Een wetenschappelijke anekdote

In 1921 hield Albert Einstein na het winnen van de Nobelprijs een lezingentournee langs meerdere universiteiten in het noordoosten van de Verenigde Staten.

einstein1921: Einstein samen met zijn tweede vrouw Elsa (in het midden van de foto) aan boord van de SS Rotterdam in de haven van New York.

Einstein werd daarbij rondgereden door een vaste chauffeur. Deze zei op een dag na de zoveelste lezing dat hij deze nou zo vaak gehoord had dat hij hem ook wel kon vertellen.

Einstein zei: “Dat is een goed idee, ze kennen hier weliswaar mijn theorieën, maar weten absoluut niet hoe ik er uit zie. Bij de volgende universiteit mag jij de lezing geven. Hier heb je mijn papieren. Ik ga wel achter in de zaal zitten.” Zo gezegd zo gedaan. Einstein ging met de pet van de chauffeur op in de zaal zitten en de chauffeur gaf de lezing.

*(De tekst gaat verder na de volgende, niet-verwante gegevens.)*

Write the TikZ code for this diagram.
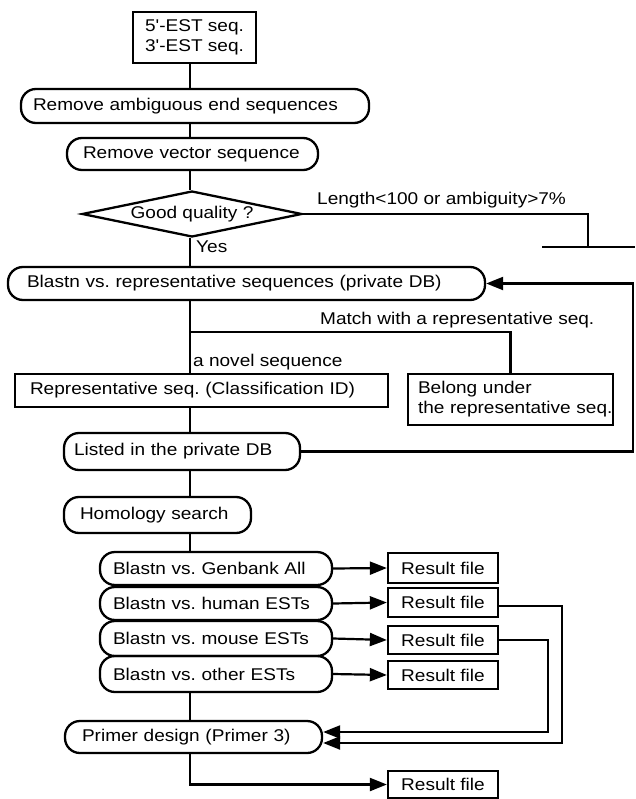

Toen de chauffeur klaar was, stond één van de plaatselijke professoren op en zei: “Meneer Einstein, ik heb een vraag voor u. Maar het is een heel moeilijke vraag, dus ik kan me heel goed voorstellen, dat u niet direct een antwoord op deze vraag weet en dat u er thuis eerst eens op uw gemak over wilt nadenken. Dat is prima.“ Vervolgens stelde hij de vraag en keek triomfantelijk de zaal rond.

De chauffeur dacht even na en antwoordde toen. “Nee hoor professor, dat is helemaal geen moeilijke vraag. Sterker nog, ik denk zelfs dat mijn chauffeur die daar achter in de zaal zit hem ook zou kunnen beantwoorden. Meneer de chauffeur, wilt u een poging wagen?”

Einstein stond op, beantwoordde de vraag en ging vervolgens met een grote grijns zitten. De professor en de zaal in verbijstering achter latend.